- _Task brief_
Your task is to tally the lines of the listing containing the word "this" and report the figure alone.

- _Entries provided_
##############################
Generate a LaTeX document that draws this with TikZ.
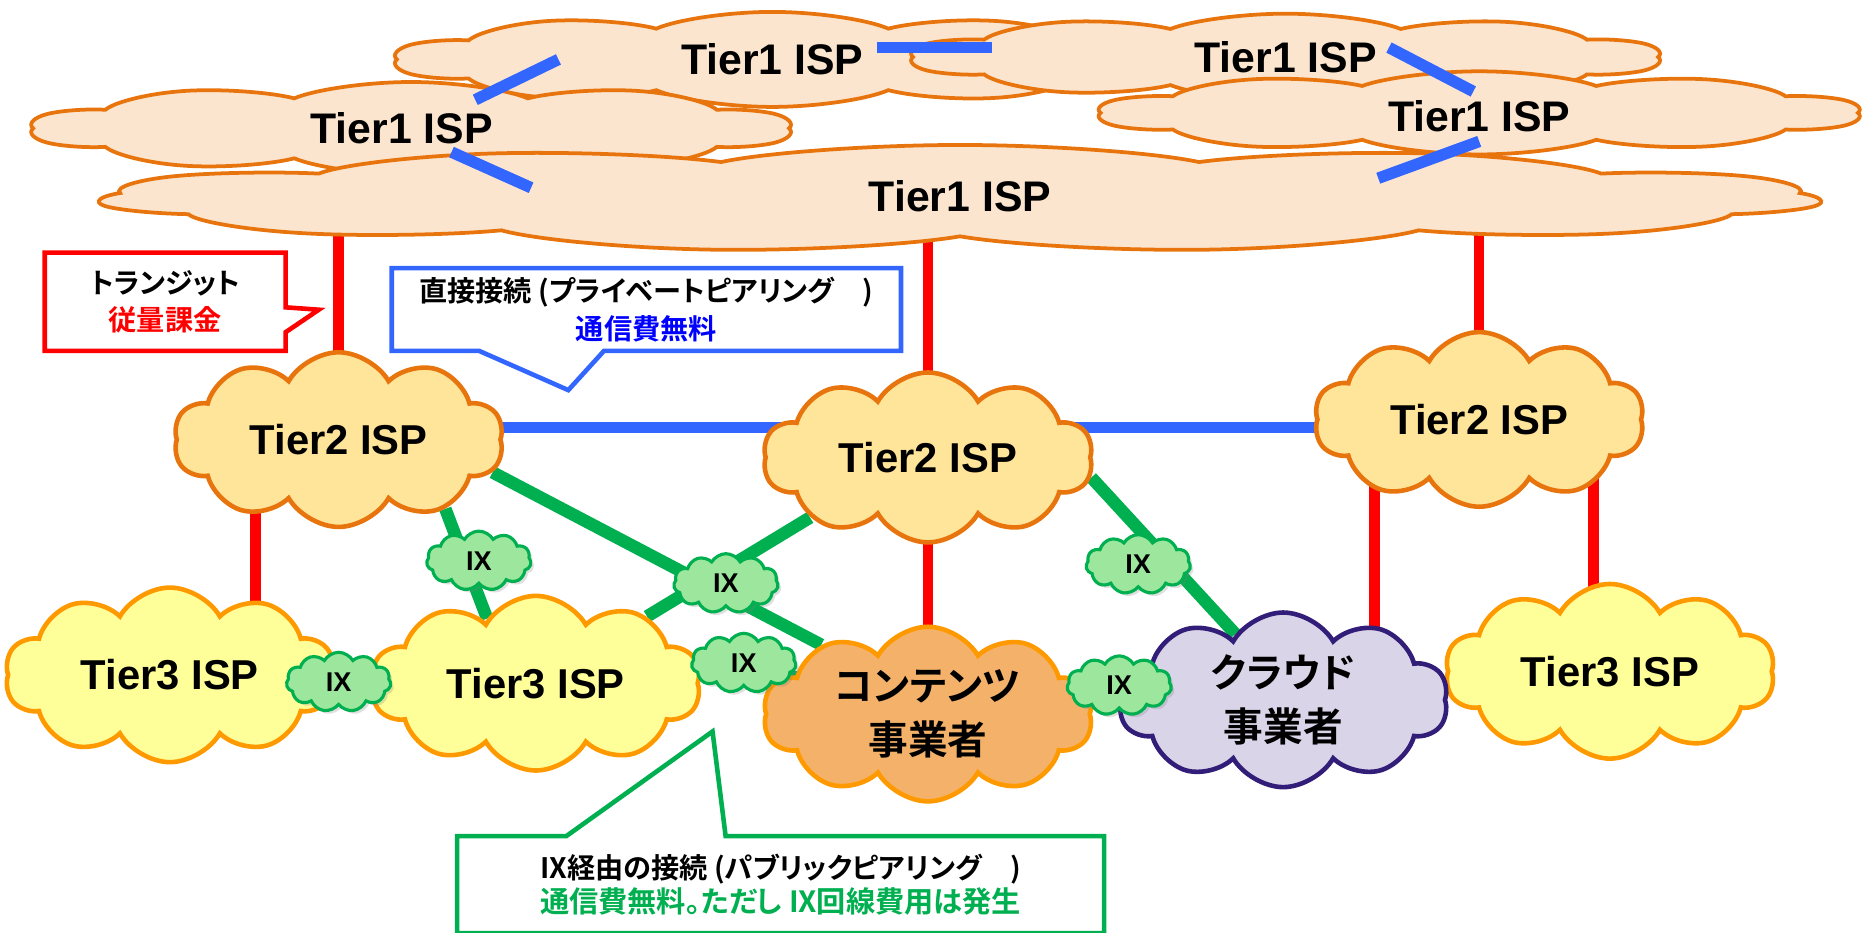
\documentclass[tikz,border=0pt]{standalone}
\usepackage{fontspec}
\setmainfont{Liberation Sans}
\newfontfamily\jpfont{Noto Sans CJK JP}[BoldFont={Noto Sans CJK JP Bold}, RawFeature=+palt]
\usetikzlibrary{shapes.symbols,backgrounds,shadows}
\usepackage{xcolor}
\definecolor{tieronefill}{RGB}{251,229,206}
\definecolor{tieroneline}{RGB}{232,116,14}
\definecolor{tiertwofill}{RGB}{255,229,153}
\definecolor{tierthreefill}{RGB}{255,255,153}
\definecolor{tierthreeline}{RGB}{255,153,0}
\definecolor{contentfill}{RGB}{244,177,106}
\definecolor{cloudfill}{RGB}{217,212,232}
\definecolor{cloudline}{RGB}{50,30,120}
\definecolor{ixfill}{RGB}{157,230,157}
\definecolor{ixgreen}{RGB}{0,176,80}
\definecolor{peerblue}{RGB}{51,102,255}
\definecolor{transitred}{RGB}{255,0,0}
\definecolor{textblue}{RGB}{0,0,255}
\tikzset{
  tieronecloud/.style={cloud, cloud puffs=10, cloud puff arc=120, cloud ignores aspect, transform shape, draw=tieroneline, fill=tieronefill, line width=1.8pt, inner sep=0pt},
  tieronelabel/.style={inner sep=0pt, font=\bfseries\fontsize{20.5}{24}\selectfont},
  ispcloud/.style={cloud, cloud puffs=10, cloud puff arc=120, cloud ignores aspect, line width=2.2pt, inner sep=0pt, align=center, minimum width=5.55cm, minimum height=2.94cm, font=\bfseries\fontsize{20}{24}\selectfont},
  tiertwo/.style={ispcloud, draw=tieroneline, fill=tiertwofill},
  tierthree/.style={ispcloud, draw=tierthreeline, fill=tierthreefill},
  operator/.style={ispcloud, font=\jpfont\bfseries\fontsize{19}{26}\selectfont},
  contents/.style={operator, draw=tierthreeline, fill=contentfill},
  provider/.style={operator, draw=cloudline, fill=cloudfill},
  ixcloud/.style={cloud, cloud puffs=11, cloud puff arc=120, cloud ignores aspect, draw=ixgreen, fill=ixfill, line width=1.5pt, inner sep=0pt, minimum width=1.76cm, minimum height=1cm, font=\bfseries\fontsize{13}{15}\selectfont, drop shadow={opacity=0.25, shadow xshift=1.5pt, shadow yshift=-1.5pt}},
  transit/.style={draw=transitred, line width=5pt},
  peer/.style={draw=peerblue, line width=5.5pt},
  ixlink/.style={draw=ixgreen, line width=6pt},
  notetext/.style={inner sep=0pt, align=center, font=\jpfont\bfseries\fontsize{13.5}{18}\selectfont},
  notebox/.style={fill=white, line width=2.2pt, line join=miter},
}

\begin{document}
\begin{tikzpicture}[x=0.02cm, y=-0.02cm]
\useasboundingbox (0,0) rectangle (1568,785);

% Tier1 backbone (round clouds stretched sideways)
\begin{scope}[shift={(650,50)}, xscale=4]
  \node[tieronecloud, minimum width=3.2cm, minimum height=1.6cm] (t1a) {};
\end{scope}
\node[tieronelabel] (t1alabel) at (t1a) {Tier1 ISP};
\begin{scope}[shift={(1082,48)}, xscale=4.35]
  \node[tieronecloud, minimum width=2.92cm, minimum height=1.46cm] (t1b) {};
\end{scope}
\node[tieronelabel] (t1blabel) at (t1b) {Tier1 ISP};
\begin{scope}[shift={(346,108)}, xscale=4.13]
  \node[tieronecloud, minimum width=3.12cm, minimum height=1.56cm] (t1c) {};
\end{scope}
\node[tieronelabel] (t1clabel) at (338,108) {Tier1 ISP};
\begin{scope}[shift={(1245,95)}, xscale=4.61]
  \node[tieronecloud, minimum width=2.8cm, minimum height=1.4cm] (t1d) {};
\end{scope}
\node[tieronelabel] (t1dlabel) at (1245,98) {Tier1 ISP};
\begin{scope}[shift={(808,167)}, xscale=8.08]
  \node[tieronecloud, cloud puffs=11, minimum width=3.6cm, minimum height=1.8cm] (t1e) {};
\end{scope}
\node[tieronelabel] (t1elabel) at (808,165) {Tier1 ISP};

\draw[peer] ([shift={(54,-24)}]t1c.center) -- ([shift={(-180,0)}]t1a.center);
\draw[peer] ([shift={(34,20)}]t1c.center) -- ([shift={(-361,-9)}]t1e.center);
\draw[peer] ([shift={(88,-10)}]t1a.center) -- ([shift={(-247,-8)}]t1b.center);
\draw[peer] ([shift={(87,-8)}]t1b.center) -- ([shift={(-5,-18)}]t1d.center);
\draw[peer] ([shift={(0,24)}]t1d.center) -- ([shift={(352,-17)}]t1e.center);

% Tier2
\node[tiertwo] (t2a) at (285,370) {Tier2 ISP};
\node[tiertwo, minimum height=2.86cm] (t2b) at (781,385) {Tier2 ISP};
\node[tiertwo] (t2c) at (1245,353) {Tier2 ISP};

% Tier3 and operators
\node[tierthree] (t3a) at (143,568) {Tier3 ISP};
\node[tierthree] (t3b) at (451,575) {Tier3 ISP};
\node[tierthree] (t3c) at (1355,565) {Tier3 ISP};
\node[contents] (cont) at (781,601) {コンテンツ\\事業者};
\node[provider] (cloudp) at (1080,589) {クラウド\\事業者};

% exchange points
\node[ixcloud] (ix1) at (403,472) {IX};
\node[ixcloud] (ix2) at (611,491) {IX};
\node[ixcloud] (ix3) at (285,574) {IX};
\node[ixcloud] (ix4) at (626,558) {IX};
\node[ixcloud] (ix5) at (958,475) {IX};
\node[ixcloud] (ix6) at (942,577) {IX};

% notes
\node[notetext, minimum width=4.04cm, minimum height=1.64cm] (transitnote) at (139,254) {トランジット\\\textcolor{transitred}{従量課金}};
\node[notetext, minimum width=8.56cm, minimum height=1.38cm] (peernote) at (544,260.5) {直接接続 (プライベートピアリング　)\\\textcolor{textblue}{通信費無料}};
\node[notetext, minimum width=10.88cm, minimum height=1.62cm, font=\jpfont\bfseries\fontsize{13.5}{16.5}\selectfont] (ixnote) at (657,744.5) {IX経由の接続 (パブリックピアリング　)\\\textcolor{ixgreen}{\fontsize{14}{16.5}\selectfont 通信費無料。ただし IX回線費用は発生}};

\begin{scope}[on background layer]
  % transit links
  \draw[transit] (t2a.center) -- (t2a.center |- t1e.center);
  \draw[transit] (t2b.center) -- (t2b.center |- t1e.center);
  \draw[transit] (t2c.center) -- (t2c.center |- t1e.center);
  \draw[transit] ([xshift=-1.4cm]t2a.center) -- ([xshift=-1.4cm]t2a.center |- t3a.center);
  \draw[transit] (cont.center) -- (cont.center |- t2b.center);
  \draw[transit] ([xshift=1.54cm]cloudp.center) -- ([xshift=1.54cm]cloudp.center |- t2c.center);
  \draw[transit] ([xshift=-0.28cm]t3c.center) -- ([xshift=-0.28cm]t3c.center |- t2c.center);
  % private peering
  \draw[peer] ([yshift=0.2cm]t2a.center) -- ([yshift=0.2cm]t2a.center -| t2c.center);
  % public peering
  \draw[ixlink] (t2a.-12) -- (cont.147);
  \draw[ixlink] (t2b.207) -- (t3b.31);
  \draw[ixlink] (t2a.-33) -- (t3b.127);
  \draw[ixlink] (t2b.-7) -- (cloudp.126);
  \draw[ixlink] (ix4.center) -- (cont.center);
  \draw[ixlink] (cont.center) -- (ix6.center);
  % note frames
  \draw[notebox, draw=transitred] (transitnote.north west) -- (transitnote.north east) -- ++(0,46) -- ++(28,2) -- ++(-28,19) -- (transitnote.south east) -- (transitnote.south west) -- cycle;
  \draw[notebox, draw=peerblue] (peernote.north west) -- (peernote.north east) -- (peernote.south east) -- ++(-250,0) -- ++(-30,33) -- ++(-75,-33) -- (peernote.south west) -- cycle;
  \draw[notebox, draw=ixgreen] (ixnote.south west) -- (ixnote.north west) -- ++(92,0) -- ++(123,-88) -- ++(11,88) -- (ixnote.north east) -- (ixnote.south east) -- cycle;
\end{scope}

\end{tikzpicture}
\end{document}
##############################
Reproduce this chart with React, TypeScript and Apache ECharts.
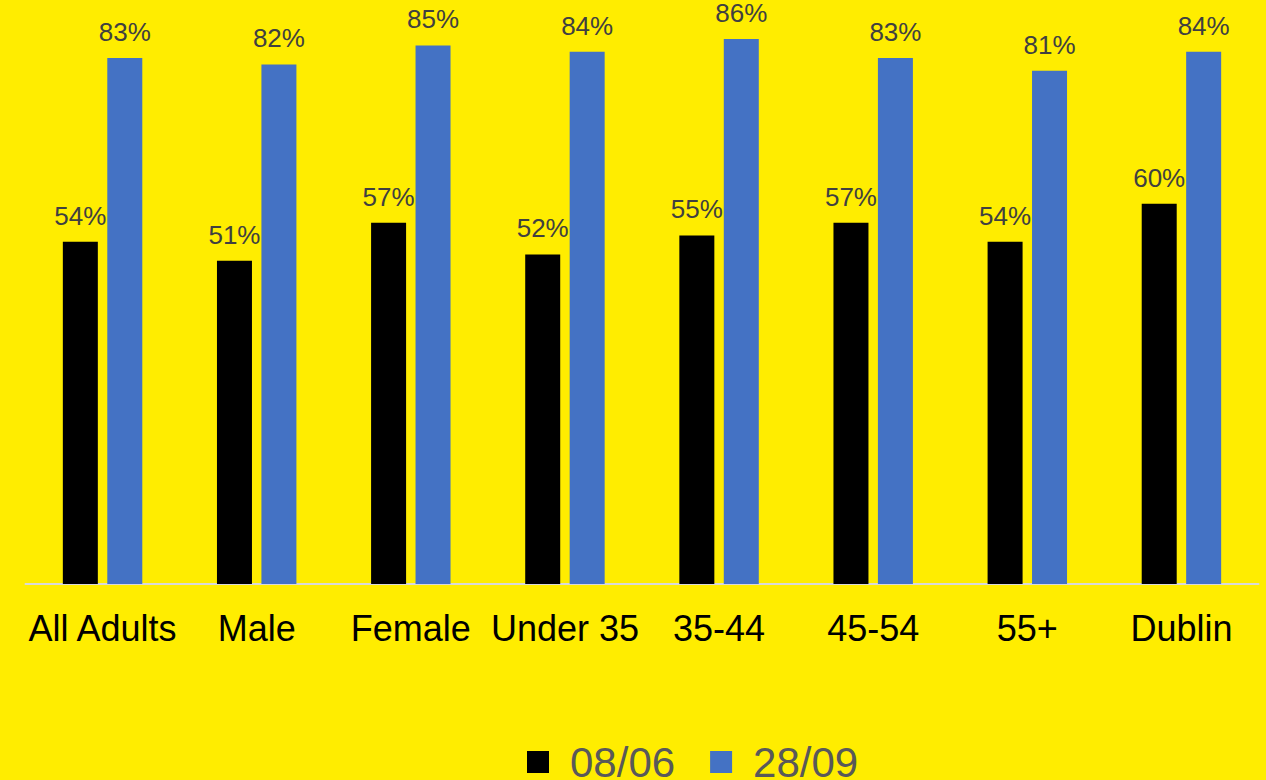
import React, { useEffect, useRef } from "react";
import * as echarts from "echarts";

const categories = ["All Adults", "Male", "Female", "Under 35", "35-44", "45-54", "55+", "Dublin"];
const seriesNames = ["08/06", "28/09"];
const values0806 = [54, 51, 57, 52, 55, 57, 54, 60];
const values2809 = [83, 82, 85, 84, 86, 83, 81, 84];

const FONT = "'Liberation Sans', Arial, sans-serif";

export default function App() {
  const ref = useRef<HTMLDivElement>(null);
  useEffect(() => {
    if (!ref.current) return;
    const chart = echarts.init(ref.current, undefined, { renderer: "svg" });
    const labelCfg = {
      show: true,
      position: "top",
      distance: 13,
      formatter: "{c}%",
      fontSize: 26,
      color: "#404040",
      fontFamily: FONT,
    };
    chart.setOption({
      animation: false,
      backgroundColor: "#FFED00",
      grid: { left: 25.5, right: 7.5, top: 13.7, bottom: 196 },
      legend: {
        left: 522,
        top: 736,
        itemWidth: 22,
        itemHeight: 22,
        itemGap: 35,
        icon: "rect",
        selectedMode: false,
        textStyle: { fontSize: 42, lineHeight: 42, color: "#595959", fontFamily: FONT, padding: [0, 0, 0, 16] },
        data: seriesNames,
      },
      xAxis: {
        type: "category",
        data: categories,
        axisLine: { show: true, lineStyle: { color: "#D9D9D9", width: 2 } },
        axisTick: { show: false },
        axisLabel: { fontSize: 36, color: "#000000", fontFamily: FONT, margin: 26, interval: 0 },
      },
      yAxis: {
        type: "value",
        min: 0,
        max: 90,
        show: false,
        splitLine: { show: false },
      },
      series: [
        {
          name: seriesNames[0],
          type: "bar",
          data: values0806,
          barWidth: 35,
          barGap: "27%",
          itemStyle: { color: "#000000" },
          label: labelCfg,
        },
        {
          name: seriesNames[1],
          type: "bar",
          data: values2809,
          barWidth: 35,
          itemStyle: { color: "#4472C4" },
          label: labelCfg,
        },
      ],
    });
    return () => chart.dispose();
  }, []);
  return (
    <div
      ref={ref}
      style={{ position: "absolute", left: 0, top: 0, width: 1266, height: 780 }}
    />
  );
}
##############################
- _Solved problem_
2